BEIJING (Reuters) – China’s consumer inflation slowed in December, leading to modest annual price gains for 2024 while factory-gate deflation extended into a second year, amid sputtering economic demand.
A combination of job insecurity, a prolonged housing downturn, high debt and tariffs threats from the incoming administration of U.S. President-elect Donald Trump has hit demand, even as Beijing ramps up stimulus to revive its consumer sector.
The consumer price index crept up 0.1% last month year-on-year, slowing from November’s 0.2% increase and the weakest pace since April, data from the National Bureau of Statistics showed on Thursday. That was in line with forecasts in a Reuters poll of economists.
CPI was flat month-on-month, against a 0.6% decline in November and matching forecasts.
Core inflation, excluding volatile food and fuel prices, nudged up 0.4% last month from 0.3% in November, the highest in five months.
Full-year CPI rose 0.2%, in line with the previous year’s pace and below the official target of around 3% for last year, suggesting inflation missed annual targets for the 13th straight year.
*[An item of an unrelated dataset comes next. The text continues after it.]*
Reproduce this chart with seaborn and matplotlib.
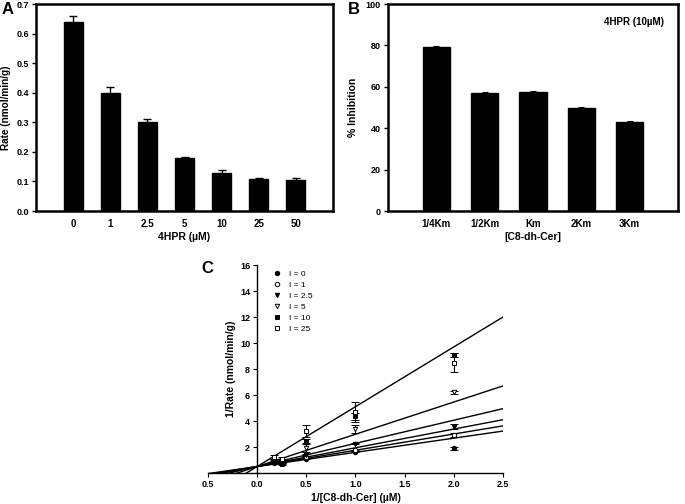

In addition to an electric vehicle price war that is entering its third year, discounting is now broadening across the retail sector to include bubble tea shops.
Cautious consumers have increasingly opted to rent items from cameras to handbags, instead of buying them.
Upstream, the producer price index fell 2.3% year-on-year in December, slower than the 2.5% fall in November and an expected 2.4% decline. Factory-gate prices have now fallen for 27 straight months.
In late December, the World Bank upgraded its forecast for China’s economic growth in 2024 and 2025 but warned that subdued household and business confidence, along with property sector headwinds, would remain a drag.
China has agreed on a record $411 billion worth of special treasury bond insurance, Reuters reported, as Beijing cranks up fiscal stimulus to revive a faltering economy.
Beijing will sharply increase funding from ultra-long treasury bonds in 2025 to spur business investment and consumer-boosting initiatives, the state planner said last week.
Authorities have earmarked $41 billion in funds from government bonds in July to finance equipment upgrades and trade-ins of consumer goods including autos.